* DATASET CONTENT

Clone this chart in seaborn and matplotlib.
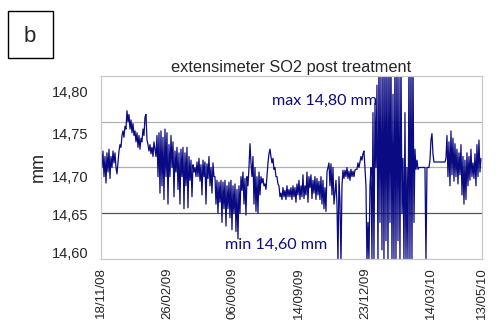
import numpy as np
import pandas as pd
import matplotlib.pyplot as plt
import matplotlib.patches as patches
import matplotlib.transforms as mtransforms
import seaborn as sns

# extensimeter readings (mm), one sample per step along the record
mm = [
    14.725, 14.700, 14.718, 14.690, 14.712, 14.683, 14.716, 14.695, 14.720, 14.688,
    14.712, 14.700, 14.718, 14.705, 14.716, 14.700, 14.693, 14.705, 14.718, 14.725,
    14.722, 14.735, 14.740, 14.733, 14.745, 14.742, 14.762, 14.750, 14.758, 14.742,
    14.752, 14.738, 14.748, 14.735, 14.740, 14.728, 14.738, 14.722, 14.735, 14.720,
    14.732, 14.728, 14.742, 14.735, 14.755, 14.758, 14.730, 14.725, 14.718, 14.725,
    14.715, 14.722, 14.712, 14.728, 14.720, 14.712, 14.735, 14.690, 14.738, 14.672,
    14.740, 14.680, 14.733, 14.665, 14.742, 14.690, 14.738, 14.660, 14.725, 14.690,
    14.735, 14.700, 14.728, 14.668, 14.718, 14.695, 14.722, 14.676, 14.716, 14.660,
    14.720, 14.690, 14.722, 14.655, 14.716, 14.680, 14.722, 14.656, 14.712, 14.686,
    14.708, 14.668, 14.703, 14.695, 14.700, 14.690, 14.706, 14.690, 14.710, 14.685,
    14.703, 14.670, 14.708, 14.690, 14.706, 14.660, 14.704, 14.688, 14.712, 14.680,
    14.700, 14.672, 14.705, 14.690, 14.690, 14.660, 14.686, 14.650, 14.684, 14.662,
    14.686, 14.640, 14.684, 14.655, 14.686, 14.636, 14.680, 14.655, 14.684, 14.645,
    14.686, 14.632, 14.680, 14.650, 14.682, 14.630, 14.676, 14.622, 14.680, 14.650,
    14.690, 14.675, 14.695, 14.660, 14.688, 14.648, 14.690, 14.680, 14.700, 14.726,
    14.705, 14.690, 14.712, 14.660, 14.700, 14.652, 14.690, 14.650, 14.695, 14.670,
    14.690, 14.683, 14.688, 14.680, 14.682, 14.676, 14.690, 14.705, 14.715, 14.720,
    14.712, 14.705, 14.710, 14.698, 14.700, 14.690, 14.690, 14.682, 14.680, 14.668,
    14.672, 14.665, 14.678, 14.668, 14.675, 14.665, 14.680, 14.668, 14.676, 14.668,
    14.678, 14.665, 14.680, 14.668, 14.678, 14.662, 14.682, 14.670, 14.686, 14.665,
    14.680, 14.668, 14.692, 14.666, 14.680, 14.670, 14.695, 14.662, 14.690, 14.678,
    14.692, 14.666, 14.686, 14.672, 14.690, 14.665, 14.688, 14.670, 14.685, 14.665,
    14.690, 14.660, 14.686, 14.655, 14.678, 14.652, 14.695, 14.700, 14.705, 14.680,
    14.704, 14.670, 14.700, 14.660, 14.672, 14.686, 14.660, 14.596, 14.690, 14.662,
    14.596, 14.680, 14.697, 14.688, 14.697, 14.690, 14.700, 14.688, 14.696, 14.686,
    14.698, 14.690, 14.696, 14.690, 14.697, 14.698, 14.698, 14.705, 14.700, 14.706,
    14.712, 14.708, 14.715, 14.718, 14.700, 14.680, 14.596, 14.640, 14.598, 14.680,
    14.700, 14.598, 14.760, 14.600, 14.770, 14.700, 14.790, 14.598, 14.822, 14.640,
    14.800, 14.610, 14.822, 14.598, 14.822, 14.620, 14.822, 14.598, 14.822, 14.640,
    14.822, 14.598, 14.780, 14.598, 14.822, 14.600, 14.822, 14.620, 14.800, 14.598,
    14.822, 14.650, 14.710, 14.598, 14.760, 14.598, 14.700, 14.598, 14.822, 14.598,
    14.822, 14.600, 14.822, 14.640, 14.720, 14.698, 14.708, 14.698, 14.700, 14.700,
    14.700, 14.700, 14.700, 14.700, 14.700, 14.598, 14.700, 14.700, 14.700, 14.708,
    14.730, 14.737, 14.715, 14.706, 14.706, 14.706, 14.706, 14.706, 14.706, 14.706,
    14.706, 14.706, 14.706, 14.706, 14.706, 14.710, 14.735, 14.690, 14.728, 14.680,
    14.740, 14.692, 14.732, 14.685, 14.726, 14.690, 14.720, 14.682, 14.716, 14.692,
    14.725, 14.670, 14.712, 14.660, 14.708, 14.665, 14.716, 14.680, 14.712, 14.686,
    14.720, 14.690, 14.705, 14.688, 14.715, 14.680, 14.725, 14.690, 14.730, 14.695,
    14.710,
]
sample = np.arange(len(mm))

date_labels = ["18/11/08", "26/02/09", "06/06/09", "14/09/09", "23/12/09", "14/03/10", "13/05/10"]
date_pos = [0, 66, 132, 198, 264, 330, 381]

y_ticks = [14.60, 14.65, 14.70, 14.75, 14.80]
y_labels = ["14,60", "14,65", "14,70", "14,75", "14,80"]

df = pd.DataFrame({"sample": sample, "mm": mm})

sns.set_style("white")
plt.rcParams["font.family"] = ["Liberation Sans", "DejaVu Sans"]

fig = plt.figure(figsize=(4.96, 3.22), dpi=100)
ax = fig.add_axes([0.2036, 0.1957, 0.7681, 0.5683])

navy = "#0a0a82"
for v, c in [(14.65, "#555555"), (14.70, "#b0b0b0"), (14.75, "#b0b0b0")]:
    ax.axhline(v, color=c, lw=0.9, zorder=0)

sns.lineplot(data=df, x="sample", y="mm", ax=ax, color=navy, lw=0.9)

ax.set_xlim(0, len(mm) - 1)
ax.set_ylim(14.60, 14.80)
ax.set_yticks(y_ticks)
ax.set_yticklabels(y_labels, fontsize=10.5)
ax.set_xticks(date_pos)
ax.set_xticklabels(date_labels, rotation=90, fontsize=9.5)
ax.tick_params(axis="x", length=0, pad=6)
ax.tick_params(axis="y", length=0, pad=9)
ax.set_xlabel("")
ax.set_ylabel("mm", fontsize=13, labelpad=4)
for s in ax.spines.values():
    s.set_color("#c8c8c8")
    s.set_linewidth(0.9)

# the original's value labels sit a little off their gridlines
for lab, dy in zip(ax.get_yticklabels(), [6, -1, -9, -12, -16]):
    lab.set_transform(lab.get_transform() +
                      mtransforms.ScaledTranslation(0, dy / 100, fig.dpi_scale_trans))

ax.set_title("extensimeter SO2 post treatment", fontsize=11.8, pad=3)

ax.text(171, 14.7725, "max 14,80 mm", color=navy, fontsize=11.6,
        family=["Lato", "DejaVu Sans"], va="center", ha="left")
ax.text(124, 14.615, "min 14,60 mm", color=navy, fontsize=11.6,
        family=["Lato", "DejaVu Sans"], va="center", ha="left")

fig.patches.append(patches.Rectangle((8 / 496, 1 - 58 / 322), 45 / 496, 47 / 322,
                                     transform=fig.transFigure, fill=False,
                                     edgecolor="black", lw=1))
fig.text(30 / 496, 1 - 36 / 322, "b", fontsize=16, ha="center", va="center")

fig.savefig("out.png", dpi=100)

* EXERCISE INSTRUCTIONS
Copy out the data above exactly, except the pictures.

* EXERCISE RESULT
Clone this chart in seaborn and matplotlib.
import numpy as np
import pandas as pd
import matplotlib.pyplot as plt
import matplotlib.patches as patches
import matplotlib.transforms as mtransforms
import seaborn as sns

# extensimeter readings (mm), one sample per step along the record
mm = [
    14.725, 14.700, 14.718, 14.690, 14.712, 14.683, 14.716, 14.695, 14.720, 14.688,
    14.712, 14.700, 14.718, 14.705, 14.716, 14.700, 14.693, 14.705, 14.718, 14.725,
    14.722, 14.735, 14.740, 14.733, 14.745, 14.742, 14.762, 14.750, 14.758, 14.742,
    14.752, 14.738, 14.748, 14.735, 14.740, 14.728, 14.738, 14.722, 14.735, 14.720,
    14.732, 14.728, 14.742, 14.735, 14.755, 14.758, 14.730, 14.725, 14.718, 14.725,
    14.715, 14.722, 14.712, 14.728, 14.720, 14.712, 14.735, 14.690, 14.738, 14.672,
    14.740, 14.680, 14.733, 14.665, 14.742, 14.690, 14.738, 14.660, 14.725, 14.690,
    14.735, 14.700, 14.728, 14.668, 14.718, 14.695, 14.722, 14.676, 14.716, 14.660,
    14.720, 14.690, 14.722, 14.655, 14.716, 14.680, 14.722, 14.656, 14.712, 14.686,
    14.708, 14.668, 14.703, 14.695, 14.700, 14.690, 14.706, 14.690, 14.710, 14.685,
    14.703, 14.670, 14.708, 14.690, 14.706, 14.660, 14.704, 14.688, 14.712, 14.680,
    14.700, 14.672, 14.705, 14.690, 14.690, 14.660, 14.686, 14.650, 14.684, 14.662,
    14.686, 14.640, 14.684, 14.655, 14.686, 14.636, 14.680, 14.655, 14.684, 14.645,
    14.686, 14.632, 14.680, 14.650, 14.682, 14.630, 14.676, 14.622, 14.680, 14.650,
    14.690, 14.675, 14.695, 14.660, 14.688, 14.648, 14.690, 14.680, 14.700, 14.726,
    14.705, 14.690, 14.712, 14.660, 14.700, 14.652, 14.690, 14.650, 14.695, 14.670,
    14.690, 14.683, 14.688, 14.680, 14.682, 14.676, 14.690, 14.705, 14.715, 14.720,
    14.712, 14.705, 14.710, 14.698, 14.700, 14.690, 14.690, 14.682, 14.680, 14.668,
    14.672, 14.665, 14.678, 14.668, 14.675, 14.665, 14.680, 14.668, 14.676, 14.668,
    14.678, 14.665, 14.680, 14.668, 14.678, 14.662, 14.682, 14.670, 14.686, 14.665,
    14.680, 14.668, 14.692, 14.666, 14.680, 14.670, 14.695, 14.662, 14.690, 14.678,
    14.692, 14.666, 14.686, 14.672, 14.690, 14.665, 14.688, 14.670, 14.685, 14.665,
    14.690, 14.660, 14.686, 14.655, 14.678, 14.652, 14.695, 14.700, 14.705, 14.680,
    14.704, 14.670, 14.700, 14.660, 14.672, 14.686, 14.660, 14.596, 14.690, 14.662,
    14.596, 14.680, 14.697, 14.688, 14.697, 14.690, 14.700, 14.688, 14.696, 14.686,
    14.698, 14.690, 14.696, 14.690, 14.697, 14.698, 14.698, 14.705, 14.700, 14.706,
    14.712, 14.708, 14.715, 14.718, 14.700, 14.680, 14.596, 14.640, 14.598, 14.680,
    14.700, 14.598, 14.760, 14.600, 14.770, 14.700, 14.790, 14.598, 14.822, 14.640,
    14.800, 14.610, 14.822, 14.598, 14.822, 14.620, 14.822, 14.598, 14.822, 14.640,
    14.822, 14.598, 14.780, 14.598, 14.822, 14.600, 14.822, 14.620, 14.800, 14.598,
    14.822, 14.650, 14.710, 14.598, 14.760, 14.598, 14.700, 14.598, 14.822, 14.598,
    14.822, 14.600, 14.822, 14.640, 14.720, 14.698, 14.708, 14.698, 14.700, 14.700,
    14.700, 14.700, 14.700, 14.700, 14.700, 14.598, 14.700, 14.700, 14.700, 14.708,
    14.730, 14.737, 14.715, 14.706, 14.706, 14.706, 14.706, 14.706, 14.706, 14.706,
    14.706, 14.706, 14.706, 14.706, 14.706, 14.710, 14.735, 14.690, 14.728, 14.680,
    14.740, 14.692, 14.732, 14.685, 14.726, 14.690, 14.720, 14.682, 14.716, 14.692,
    14.725, 14.670, 14.712, 14.660, 14.708, 14.665, 14.716, 14.680, 14.712, 14.686,
    14.720, 14.690, 14.705, 14.688, 14.715, 14.680, 14.725, 14.690, 14.730, 14.695,
    14.710,
]
sample = np.arange(len(mm))

date_labels = ["18/11/08", "26/02/09", "06/06/09", "14/09/09", "23/12/09", "14/03/10", "13/05/10"]
date_pos = [0, 66, 132, 198, 264, 330, 381]

y_ticks = [14.60, 14.65, 14.70, 14.75, 14.80]
y_labels = ["14,60", "14,65", "14,70", "14,75", "14,80"]

df = pd.DataFrame({"sample": sample, "mm": mm})

sns.set_style("white")
plt.rcParams["font.family"] = ["Liberation Sans", "DejaVu Sans"]

fig = plt.figure(figsize=(4.96, 3.22), dpi=100)
ax = fig.add_axes([0.2036, 0.1957, 0.7681, 0.5683])

navy = "#0a0a82"
for v, c in [(14.65, "#555555"), (14.70, "#b0b0b0"), (14.75, "#b0b0b0")]:
    ax.axhline(v, color=c, lw=0.9, zorder=0)

sns.lineplot(data=df, x="sample", y="mm", ax=ax, color=navy, lw=0.9)

ax.set_xlim(0, len(mm) - 1)
ax.set_ylim(14.60, 14.80)
ax.set_yticks(y_ticks)
ax.set_yticklabels(y_labels, fontsize=10.5)
ax.set_xticks(date_pos)
ax.set_xticklabels(date_labels, rotation=90, fontsize=9.5)
ax.tick_params(axis="x", length=0, pad=6)
ax.tick_params(axis="y", length=0, pad=9)
ax.set_xlabel("")
ax.set_ylabel("mm", fontsize=13, labelpad=4)
for s in ax.spines.values():
    s.set_color("#c8c8c8")
    s.set_linewidth(0.9)

# the original's value labels sit a little off their gridlines
for lab, dy in zip(ax.get_yticklabels(), [6, -1, -9, -12, -16]):
    lab.set_transform(lab.get_transform() +
                      mtransforms.ScaledTranslation(0, dy / 100, fig.dpi_scale_trans))

ax.set_title("extensimeter SO2 post treatment", fontsize=11.8, pad=3)

ax.text(171, 14.7725, "max 14,80 mm", color=navy, fontsize=11.6,
        family=["Lato", "DejaVu Sans"], va="center", ha="left")
ax.text(124, 14.615, "min 14,60 mm", color=navy, fontsize=11.6,
        family=["Lato", "DejaVu Sans"], va="center", ha="left")

fig.patches.append(patches.Rectangle((8 / 496, 1 - 58 / 322), 45 / 496, 47 / 322,
                                     transform=fig.transFigure, fill=False,
                                     edgecolor="black", lw=1))
fig.text(30 / 496, 1 - 36 / 322, "b", fontsize=16, ha="center", va="center")

fig.savefig("out.png", dpi=100)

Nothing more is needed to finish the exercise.